Building materials and luxury design items were just some of the products on display Jan. 8-11 when the National Association of Home Builders (NAHB) welcomed thousands to Orlando, Florida, for Design & Construction Week. The week featured the International Builders’ Show (IBS) and the Kitchen & Bath Industry Show (KBIS).
Held at the sprawling Orange County Convention Center, the combined shows allowed industry professionals and vendors to see the growing trends in design and homebuilding for 2018. Attendees had nearly unlimited opportunities to see, hear and touch the newest products and ideas to hit the market.
Trends and Technology
Show guests were greeted with a wide assortment of products and services on display, from fully assembled bomb shelters to the latest in bathroom and kitchen appliances. For the industry professionals present, it was a chance to learn from experts in an assortment of fields, while also getting ahead of the next trends customers will ask for in their builds.
One consistent trend was increasing integration of technology with common home assistant products. Services like Google Home, Amazon Echo and Apple HomePod are linking up with more products, allowing a multitude of home items to be integrated into voice-activated and internet-connected services.
One example is U by Moen, a digital shower product that can be set to a specific water temperature through voice activation. Another is Onelink Safe and Sound, which won the best home technology product at the show’s awards. The Safe and Sound has smoke and carbon monoxide detection capabilities and also integrates a speaker into an Alexa network to play music and audiobooks.
For Jeff Glazier, president of operations for Keystone Construction in Lehi, Utah, Onelink was just one of the products he was hoping to find at IBS. Staying ahead of the curve on trends, offering higher quality products and educating himself and his co-workers were his priorities for coming to the show.
“Education is a big thing for us. We’re doing a lot of townhomes right now, so we’re focusing on how to shrink items and design ideas to still deliver the quality we want for our customers,” Glazier says. “Innovative ideas, like the connected smoke detector, are ways to make sure we can deliver on the design options our customers will be looking for.”
Given its focus on designers and builders, Design & Construction Week was heavy on interactive booths and activities for attendees. Whether it was an innovative way to showcase a product or just a way to put attendees in a lively and competitive mood, the show had plenty to offer.
Wells Fargo brought in a full-size stage coach to bring its iconic brand to life for guests, but the real action was in the carnival-themed horse racing game. Other activities included cornhole games at the Trex booth, showcasing a new rollout of Trex Cornhole™ sets, as well as open kitchen demonstrations at multiple booths within the luxury design areas.
For Joe Mahoney, assistant vice president, meetings and events planning, the goal of Wells Fargo’s booth wasn’t to make a strong sales pitch, but to draw in guests for a fun time while leaving them open to the idea of working with his company.

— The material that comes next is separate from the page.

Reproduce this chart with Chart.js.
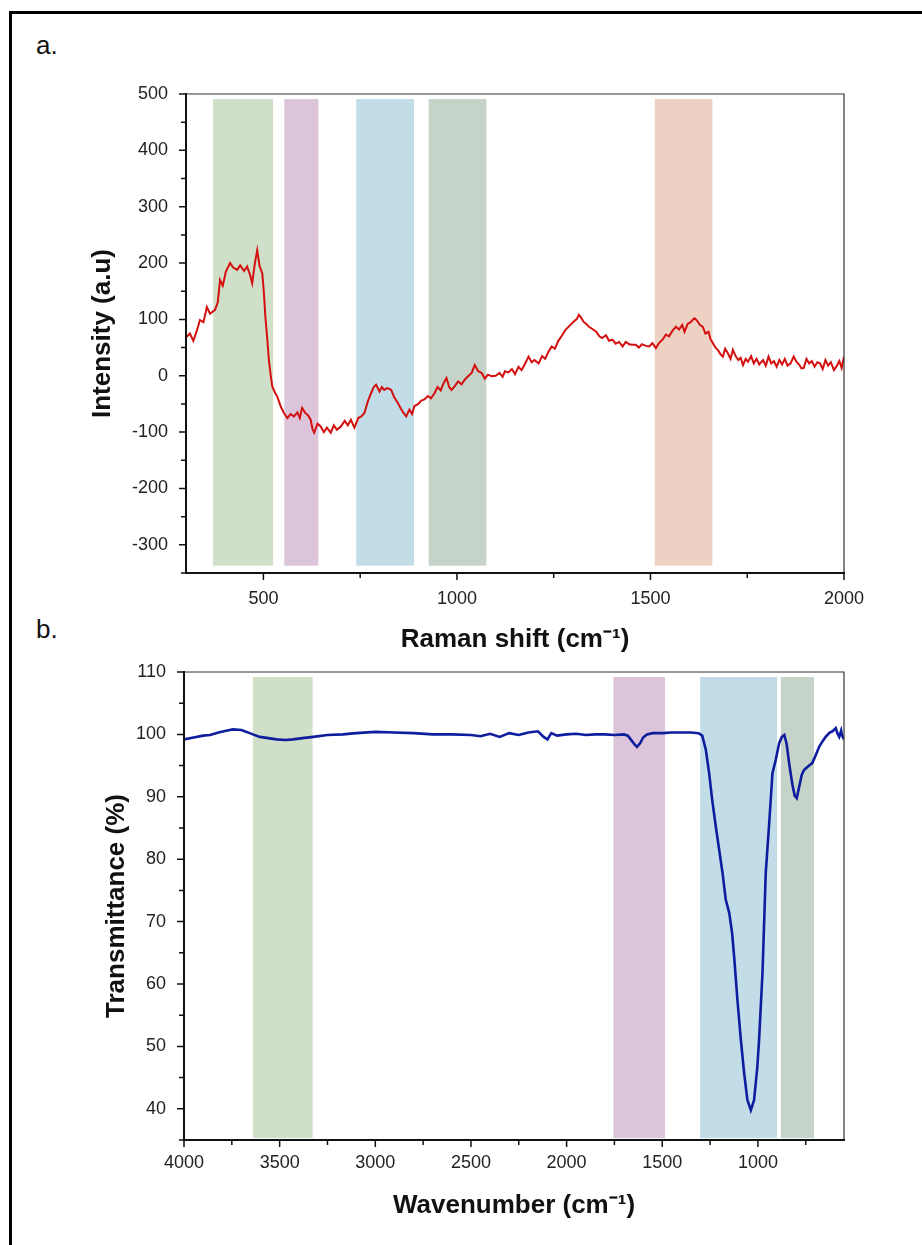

“We want to be welcoming, draw in a crowd and get them excited. We’ll have videos playing around them, and of course, if someone asks a question, we’re here to answer it, but we want to let people have a good time,” Mahoney says. “If we can talk business, that’s great, but that’s not the total purpose.”
Other interactive options included a full VR tour of a house at the Hanley Wood booth and another carnival-style attraction at the Acumatica booth. Guests could test their strength using a mallet to ring the bell atop the tower, making the booth a hub of sound and attention.